EXERCISE GOAL ▸
Pictures stay out of the copy. Please reproduce only the lines between the one holding "Recreate this image" and the one holding "import * as d3 from 'd3';", inclusive.

INFORMATION PROVIDED ▸
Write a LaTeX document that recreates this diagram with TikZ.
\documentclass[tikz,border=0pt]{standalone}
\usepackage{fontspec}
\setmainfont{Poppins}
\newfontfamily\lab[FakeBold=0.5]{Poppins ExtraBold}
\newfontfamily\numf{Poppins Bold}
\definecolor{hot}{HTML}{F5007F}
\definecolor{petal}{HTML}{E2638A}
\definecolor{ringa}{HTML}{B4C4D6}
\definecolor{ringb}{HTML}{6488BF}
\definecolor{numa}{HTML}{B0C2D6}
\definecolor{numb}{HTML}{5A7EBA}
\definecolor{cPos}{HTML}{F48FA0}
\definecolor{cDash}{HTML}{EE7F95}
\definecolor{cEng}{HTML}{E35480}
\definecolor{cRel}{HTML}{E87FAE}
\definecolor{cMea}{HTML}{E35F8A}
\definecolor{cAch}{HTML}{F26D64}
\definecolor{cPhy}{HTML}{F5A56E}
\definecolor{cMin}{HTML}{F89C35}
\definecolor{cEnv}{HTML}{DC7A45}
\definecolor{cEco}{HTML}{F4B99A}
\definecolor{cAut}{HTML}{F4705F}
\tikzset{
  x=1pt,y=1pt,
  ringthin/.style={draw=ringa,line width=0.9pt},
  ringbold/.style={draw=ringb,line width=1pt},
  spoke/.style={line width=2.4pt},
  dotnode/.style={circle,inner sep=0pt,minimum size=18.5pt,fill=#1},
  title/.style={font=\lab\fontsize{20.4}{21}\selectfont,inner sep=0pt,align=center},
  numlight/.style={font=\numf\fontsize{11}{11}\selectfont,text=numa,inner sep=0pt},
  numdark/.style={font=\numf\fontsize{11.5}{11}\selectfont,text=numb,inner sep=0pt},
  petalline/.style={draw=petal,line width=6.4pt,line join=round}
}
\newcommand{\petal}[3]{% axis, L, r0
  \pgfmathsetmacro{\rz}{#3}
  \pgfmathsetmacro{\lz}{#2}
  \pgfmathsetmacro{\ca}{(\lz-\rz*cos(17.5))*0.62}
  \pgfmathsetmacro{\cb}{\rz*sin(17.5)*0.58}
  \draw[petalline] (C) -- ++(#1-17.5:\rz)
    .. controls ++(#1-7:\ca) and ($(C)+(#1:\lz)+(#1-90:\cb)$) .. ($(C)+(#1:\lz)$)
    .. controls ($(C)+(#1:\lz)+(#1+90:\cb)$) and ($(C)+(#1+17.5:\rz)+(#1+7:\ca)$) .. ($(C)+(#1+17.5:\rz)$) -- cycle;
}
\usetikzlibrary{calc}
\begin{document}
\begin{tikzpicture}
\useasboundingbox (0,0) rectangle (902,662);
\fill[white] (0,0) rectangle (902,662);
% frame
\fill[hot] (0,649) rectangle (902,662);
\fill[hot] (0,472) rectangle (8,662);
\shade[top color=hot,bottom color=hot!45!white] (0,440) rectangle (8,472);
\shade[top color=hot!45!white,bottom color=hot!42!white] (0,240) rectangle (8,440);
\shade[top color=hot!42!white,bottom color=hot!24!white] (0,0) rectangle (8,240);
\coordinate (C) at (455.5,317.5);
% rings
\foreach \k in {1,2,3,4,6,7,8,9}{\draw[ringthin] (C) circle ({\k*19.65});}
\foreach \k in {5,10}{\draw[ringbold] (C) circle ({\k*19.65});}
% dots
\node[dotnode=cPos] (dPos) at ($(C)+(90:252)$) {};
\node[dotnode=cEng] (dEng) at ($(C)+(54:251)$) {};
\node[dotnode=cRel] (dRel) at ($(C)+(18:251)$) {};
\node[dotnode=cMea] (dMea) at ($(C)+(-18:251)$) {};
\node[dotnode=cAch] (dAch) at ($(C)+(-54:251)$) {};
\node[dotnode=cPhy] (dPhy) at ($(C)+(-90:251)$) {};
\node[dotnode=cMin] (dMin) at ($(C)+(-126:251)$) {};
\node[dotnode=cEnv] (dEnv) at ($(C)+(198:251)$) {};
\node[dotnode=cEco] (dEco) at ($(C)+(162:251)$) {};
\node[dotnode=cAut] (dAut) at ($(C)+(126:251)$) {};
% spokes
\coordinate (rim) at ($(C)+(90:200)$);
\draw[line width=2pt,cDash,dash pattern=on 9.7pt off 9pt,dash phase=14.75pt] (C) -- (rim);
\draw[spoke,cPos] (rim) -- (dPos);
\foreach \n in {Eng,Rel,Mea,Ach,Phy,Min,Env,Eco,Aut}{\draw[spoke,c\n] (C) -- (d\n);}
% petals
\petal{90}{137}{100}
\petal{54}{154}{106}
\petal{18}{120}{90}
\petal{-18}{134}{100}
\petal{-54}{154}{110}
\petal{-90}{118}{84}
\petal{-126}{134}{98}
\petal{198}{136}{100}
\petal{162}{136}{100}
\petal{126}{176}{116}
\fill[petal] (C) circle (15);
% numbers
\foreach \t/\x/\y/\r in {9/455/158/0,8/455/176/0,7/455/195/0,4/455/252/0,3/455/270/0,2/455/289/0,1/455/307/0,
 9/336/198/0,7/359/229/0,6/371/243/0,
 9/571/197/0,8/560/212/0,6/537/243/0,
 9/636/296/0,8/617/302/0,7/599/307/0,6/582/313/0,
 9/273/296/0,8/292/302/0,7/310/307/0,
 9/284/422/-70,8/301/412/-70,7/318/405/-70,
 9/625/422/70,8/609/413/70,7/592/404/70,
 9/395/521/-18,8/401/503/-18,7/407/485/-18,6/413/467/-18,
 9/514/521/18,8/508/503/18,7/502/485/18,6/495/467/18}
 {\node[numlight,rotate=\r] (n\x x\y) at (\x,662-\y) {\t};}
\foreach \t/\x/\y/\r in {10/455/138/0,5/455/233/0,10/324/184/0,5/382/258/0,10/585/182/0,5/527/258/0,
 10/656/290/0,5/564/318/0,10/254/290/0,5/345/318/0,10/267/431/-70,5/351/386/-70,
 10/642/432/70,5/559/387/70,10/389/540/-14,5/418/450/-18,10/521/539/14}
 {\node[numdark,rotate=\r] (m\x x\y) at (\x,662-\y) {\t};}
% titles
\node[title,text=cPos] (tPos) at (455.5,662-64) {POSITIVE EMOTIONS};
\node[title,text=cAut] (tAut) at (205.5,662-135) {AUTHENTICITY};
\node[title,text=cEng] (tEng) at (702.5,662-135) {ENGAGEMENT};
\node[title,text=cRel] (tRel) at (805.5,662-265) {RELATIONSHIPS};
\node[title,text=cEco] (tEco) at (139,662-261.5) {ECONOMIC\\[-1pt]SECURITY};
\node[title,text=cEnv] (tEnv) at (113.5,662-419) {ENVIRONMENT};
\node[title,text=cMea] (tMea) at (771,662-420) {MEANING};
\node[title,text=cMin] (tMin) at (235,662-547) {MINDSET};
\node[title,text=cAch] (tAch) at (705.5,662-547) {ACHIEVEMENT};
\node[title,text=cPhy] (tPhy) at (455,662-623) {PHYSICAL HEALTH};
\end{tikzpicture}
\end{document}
* * *
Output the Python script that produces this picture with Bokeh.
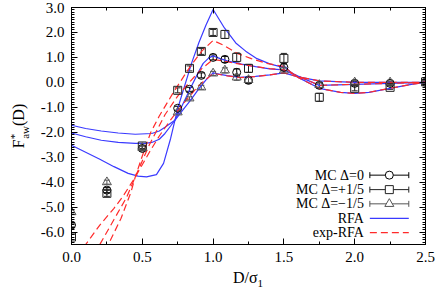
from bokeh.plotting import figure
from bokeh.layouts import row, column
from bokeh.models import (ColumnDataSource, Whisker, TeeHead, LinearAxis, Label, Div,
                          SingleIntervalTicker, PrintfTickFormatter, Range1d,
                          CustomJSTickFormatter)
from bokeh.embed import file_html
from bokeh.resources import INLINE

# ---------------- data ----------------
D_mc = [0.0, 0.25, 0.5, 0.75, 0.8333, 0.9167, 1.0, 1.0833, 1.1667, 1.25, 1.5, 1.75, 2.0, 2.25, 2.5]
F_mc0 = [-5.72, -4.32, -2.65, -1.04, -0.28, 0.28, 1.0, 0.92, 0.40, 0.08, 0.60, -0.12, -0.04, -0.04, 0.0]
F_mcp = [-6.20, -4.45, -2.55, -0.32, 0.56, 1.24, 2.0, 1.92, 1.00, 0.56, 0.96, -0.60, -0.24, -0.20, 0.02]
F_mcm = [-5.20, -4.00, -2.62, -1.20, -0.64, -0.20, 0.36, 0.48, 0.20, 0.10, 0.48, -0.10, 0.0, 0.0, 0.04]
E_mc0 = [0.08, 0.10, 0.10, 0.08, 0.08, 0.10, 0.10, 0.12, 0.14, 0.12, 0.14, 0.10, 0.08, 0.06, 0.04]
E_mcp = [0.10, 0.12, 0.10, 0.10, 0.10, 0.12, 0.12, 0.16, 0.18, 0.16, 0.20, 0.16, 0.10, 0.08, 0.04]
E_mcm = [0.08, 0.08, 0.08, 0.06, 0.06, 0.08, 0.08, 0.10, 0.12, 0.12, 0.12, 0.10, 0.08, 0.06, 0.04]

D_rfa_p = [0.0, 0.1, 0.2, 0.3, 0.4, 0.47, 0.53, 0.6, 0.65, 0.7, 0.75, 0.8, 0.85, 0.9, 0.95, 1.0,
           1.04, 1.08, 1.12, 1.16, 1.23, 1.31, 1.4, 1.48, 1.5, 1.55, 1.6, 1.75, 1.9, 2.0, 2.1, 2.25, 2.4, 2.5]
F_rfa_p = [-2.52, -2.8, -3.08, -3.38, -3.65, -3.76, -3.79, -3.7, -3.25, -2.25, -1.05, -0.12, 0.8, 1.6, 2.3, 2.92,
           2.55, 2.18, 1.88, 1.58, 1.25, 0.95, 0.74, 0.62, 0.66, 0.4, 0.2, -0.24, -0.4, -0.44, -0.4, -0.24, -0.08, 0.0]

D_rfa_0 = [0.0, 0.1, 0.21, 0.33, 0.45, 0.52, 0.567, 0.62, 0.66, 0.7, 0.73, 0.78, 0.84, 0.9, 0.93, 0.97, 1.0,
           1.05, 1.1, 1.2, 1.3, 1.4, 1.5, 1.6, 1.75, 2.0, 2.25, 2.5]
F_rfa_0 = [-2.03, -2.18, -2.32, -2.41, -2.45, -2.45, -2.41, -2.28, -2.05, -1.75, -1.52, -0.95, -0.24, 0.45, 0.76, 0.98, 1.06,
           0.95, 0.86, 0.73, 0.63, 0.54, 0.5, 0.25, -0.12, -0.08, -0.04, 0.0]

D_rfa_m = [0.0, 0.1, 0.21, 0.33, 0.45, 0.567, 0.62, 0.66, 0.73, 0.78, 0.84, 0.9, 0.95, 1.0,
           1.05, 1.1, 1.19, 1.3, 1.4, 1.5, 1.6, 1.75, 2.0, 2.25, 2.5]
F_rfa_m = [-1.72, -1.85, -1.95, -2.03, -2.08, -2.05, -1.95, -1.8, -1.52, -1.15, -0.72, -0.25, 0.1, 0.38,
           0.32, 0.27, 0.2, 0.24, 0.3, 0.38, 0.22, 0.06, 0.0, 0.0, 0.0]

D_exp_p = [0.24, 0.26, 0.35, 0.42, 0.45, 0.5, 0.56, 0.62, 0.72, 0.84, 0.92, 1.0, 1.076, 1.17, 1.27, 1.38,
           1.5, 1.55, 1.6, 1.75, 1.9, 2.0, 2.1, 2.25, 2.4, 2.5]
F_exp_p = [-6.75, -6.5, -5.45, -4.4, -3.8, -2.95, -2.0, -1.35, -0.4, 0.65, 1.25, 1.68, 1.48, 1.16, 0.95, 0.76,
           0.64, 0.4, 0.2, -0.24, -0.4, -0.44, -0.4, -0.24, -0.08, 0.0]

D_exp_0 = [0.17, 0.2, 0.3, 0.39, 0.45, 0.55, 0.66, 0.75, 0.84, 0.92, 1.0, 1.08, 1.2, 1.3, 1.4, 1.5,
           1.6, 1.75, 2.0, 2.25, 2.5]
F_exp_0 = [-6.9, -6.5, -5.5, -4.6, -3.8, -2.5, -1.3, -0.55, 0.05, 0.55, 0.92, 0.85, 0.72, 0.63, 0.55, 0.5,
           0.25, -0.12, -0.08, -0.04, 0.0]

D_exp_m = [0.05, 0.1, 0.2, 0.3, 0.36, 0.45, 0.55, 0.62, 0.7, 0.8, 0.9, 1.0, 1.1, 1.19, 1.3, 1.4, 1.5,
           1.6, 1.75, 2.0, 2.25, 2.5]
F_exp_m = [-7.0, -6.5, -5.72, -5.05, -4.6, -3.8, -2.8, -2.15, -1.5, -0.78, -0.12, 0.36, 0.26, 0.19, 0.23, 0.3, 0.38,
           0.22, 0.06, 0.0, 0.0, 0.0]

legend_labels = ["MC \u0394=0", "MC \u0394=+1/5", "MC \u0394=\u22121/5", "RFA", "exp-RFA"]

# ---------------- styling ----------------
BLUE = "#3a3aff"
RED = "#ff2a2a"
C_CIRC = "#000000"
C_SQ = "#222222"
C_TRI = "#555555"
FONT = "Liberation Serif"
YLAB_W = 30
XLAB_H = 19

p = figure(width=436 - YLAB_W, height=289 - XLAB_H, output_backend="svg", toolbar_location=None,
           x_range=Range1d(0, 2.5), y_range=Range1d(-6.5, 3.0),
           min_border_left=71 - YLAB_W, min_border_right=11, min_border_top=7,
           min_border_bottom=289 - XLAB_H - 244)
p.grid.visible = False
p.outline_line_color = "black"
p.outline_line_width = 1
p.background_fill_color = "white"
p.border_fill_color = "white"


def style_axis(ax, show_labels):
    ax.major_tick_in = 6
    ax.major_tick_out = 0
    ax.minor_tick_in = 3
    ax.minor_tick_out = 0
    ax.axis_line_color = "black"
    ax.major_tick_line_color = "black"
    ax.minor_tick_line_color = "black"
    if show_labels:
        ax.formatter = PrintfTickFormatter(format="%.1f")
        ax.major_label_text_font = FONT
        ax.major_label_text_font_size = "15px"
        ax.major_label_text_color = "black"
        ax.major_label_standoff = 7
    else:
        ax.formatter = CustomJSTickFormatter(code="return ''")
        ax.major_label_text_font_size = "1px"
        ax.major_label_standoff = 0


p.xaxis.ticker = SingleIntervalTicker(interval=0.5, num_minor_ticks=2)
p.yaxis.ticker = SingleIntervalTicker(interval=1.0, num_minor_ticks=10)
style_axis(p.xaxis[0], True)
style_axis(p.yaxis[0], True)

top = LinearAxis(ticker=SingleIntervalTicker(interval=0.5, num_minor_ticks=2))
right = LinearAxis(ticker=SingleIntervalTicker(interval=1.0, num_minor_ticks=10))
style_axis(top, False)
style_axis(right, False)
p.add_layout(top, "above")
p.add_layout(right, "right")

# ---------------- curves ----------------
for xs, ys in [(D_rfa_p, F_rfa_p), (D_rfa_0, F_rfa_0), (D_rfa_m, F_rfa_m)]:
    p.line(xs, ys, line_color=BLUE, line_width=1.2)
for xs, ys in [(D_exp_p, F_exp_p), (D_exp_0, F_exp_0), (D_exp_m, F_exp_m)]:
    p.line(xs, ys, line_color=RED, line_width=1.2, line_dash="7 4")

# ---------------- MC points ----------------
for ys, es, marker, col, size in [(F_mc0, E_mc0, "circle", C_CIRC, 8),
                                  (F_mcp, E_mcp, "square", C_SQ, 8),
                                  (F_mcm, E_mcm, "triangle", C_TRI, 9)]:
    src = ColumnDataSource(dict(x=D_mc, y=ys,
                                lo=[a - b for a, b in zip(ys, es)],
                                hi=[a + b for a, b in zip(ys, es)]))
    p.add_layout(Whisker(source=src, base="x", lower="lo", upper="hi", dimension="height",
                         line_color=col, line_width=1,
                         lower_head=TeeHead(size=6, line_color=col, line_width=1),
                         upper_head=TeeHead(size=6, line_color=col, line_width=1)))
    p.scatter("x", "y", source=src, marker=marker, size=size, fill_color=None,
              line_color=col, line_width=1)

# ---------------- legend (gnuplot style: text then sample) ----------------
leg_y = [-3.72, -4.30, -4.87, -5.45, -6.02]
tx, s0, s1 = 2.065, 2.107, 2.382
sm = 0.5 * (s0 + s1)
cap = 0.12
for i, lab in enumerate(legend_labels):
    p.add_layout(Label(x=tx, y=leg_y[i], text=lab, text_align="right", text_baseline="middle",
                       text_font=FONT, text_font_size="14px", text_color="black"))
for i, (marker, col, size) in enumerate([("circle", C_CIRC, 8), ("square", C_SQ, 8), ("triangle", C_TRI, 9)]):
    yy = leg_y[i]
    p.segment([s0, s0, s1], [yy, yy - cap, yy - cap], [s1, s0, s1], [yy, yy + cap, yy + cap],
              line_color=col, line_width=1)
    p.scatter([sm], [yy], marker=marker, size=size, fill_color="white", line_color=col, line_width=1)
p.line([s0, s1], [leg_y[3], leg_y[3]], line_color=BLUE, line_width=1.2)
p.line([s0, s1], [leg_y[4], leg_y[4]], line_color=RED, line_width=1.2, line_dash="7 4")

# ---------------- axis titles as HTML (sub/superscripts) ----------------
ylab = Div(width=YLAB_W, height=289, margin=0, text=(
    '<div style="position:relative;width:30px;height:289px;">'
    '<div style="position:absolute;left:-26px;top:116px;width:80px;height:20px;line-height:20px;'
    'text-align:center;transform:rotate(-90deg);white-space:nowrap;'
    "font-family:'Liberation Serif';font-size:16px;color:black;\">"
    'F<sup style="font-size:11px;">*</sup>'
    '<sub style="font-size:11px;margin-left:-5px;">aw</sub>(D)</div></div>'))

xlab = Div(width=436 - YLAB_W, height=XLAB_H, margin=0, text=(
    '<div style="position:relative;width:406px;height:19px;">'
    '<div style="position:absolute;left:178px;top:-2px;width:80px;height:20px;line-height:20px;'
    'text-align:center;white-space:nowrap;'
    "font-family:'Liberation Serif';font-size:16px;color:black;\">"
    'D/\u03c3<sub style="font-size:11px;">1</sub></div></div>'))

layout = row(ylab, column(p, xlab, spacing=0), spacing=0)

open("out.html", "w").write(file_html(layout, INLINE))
==
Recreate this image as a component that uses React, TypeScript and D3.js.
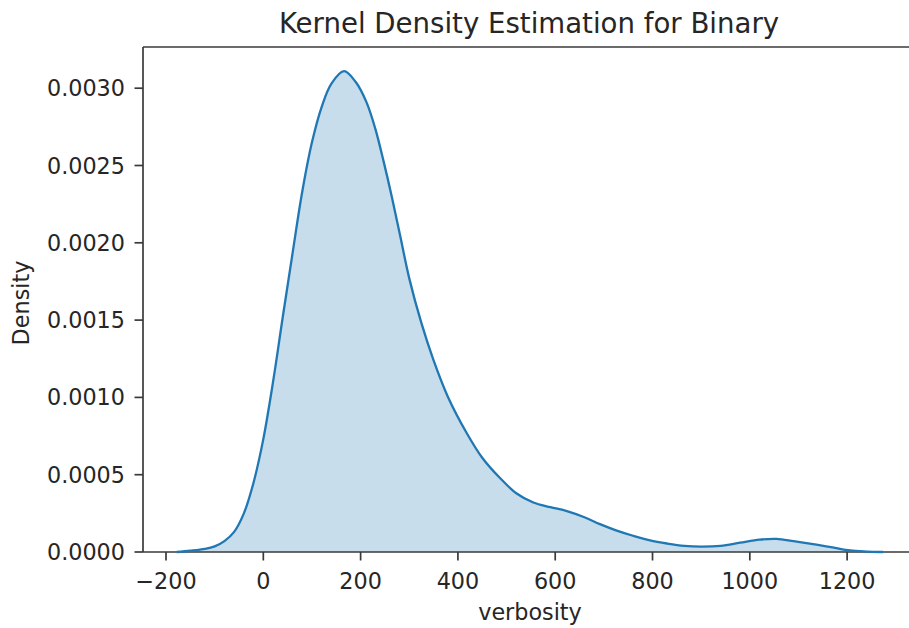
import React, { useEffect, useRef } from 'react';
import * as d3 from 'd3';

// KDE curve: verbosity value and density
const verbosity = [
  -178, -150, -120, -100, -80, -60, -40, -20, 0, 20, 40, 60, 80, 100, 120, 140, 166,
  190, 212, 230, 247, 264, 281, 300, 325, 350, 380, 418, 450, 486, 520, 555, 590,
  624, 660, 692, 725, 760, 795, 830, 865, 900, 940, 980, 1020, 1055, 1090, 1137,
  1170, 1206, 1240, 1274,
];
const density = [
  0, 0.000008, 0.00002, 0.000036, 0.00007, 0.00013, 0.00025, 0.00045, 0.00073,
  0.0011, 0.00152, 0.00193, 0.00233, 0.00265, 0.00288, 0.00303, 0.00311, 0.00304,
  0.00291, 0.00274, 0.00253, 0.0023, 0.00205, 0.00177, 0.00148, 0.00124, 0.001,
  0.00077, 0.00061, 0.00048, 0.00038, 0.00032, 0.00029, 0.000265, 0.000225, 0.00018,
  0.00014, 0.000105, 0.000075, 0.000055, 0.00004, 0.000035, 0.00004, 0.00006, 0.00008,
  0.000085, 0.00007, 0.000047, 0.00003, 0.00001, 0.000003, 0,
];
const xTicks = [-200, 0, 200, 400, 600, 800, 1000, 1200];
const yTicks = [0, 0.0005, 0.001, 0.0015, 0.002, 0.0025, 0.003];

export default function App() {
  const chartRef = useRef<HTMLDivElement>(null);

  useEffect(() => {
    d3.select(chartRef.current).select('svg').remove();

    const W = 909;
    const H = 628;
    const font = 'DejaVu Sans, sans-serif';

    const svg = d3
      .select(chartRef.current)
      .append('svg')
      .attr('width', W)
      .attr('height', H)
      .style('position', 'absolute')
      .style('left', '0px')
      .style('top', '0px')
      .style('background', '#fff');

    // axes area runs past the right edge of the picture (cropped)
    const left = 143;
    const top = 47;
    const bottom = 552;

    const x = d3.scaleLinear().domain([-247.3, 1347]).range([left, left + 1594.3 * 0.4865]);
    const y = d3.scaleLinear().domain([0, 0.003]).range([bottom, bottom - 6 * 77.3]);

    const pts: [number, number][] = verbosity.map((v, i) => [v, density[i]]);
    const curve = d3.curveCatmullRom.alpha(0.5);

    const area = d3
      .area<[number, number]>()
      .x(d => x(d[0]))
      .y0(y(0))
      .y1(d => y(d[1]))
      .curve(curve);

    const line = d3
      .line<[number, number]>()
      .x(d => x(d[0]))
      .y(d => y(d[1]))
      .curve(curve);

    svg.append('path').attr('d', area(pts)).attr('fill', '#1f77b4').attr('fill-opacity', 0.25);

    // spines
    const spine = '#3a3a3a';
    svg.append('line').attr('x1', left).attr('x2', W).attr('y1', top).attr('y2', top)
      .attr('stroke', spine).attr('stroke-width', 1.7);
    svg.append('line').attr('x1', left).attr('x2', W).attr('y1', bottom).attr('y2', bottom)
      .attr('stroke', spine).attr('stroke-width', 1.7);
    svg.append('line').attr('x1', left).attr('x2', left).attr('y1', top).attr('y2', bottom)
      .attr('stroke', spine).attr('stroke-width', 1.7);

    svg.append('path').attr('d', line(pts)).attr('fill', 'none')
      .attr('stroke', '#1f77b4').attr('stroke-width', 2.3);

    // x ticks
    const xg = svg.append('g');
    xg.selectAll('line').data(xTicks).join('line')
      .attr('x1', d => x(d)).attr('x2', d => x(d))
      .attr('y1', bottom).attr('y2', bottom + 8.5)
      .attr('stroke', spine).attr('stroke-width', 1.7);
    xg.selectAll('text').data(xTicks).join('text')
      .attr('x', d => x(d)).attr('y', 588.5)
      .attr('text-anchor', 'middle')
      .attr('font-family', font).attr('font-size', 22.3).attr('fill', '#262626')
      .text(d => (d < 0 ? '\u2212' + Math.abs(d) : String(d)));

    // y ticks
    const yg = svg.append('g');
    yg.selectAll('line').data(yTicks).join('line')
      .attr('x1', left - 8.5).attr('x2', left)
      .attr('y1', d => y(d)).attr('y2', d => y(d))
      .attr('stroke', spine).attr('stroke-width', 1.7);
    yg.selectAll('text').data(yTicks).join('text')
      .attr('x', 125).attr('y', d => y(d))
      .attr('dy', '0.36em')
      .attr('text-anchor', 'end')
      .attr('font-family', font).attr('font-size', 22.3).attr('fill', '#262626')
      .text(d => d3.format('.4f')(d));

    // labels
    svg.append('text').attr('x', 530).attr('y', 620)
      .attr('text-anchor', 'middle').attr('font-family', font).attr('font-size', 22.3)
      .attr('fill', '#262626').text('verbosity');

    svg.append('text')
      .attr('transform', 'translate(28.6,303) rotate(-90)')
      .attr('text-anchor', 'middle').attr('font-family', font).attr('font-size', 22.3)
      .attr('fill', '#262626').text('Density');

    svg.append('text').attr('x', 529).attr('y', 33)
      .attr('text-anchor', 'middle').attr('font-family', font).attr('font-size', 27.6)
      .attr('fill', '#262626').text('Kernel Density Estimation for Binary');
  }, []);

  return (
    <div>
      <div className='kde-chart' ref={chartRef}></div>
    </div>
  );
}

ANSWER BELOW ▸
Recreate this image as a component that uses React, TypeScript and D3.js.
import React, { useEffect, useRef } from 'react';
import * as d3 from 'd3';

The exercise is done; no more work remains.